That would make it depend on optimizations if an overflow error is emitted. This is going to be very confusing for programmers and will make it really easy for different compiler versions or optimization levels to break programs.
If one us using overflow checking for the purpose of determining whether a program would run correctly on all platforms, having such checks optimized out would make it less useful. If, however, the purpose of overflow checks is to guard against the possibility of a program producing seemingly-vallid-but-wrong results as a consequence of overflow, the fact that a program is able to produce correct results on one system in circumstances that would exceed the abilities of another isn't a problem.

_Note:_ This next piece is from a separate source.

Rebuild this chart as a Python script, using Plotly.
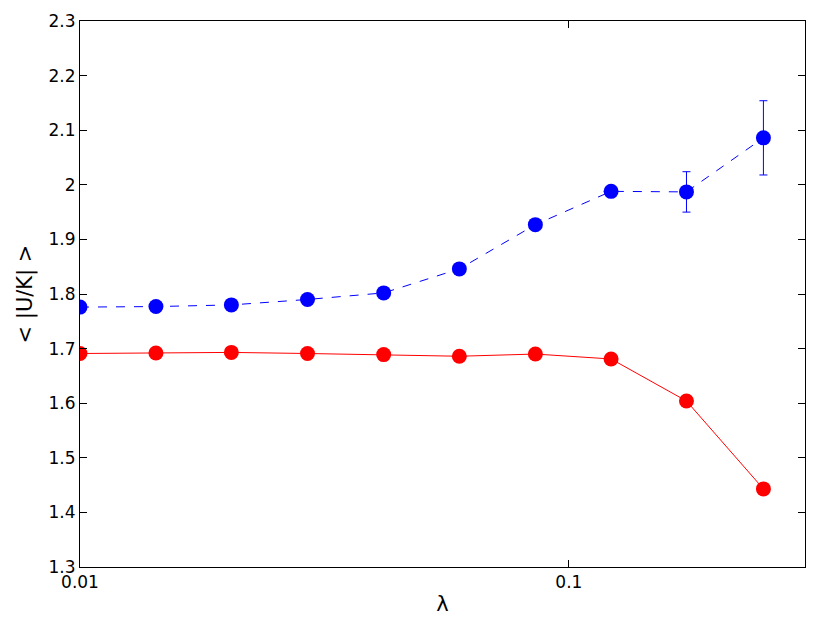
import plotly.graph_objects as go

lam = [0.01, 0.0143, 0.0204, 0.0292, 0.0418, 0.0597, 0.0854, 0.122, 0.174, 0.25]
blue = [1.776, 1.777, 1.780, 1.790, 1.802, 1.846, 1.927, 1.988, 1.987, 2.086]
blue_err = [0, 0, 0, 0, 0, 0, 0, 0, 0.037, 0.068]
red = [1.691, 1.692, 1.693, 1.691, 1.689, 1.686, 1.690, 1.681, 1.604, 1.443]

fig = go.Figure()
fig.add_trace(go.Scatter(x=lam, y=blue, mode="lines+markers",
    line=dict(color="#0000ff", width=1, dash="dash"),
    marker=dict(color="#0000ff", size=15),
    error_y=dict(type="data", array=blue_err, color="#0000ff", thickness=1, width=4)))
fig.add_trace(go.Scatter(x=lam, y=red, mode="lines+markers",
    line=dict(color="#ff0000", width=1),
    marker=dict(color="#ff0000", size=15)))

ax = dict(showline=True, linecolor="black", linewidth=1, mirror="ticks", ticks="inside",
          ticklen=7, tickcolor="black", showgrid=False, zeroline=False, automargin=False)
fig.update_layout(
    width=830, height=623, showlegend=False,
    plot_bgcolor="white", paper_bgcolor="white",
    margin=dict(l=72, r=33, t=13, b=64),
    font=dict(family="DejaVu Sans", size=17, color="black"),
    xaxis=dict(type="log", range=[-2, -0.517], tickvals=[0.01, 0.1], ticktext=["0.01", "0.1"],
               title=dict(text="λ", standoff=4, font=dict(size=21)), **ax),
    yaxis=dict(range=[1.3, 2.3], dtick=0.1, tickformat="~r",
               title=dict(text="< |U/K| >", standoff=10, font=dict(size=21)), **ax),
)
fig.write_html("out.html")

Besides, I'd find any confusion caused by the fact that a program works correctly in cases where it wouldn't be required to do so as trifling compared with optimizers like a certain goofy C compiler that will use calls to a function like:
unsigned mul_mod_65536(unsigned short x, unsigned short y)
{ return (x*y) & 0xFFFFu; }
to infer that the value of x within the caller will never exceed 0x7FFFFFFF/y.. Note that the authors of the Standard have indicated that they would expect that commonplace implementations would process functions like the above in a fashion equivalent to using unsigned math whether or not the Standard compelled them to do so, implying to me that the reason such treatment isn't mandated is that the Committee thought the only implementations that would do otherwise would be those where unsigned math would be expensive, which hasn't been the case for decades.
Having a program report precisely when all overflows occur is expensive. Having it report what calculations cannot be regarded as reliable would be much cheaper. The cost difference between precise overflow trapping and lazy (but still reliable) overflow detection is much larger than the cost difference between that and "overflow is allowed to do everything" semantics used by some C compilers.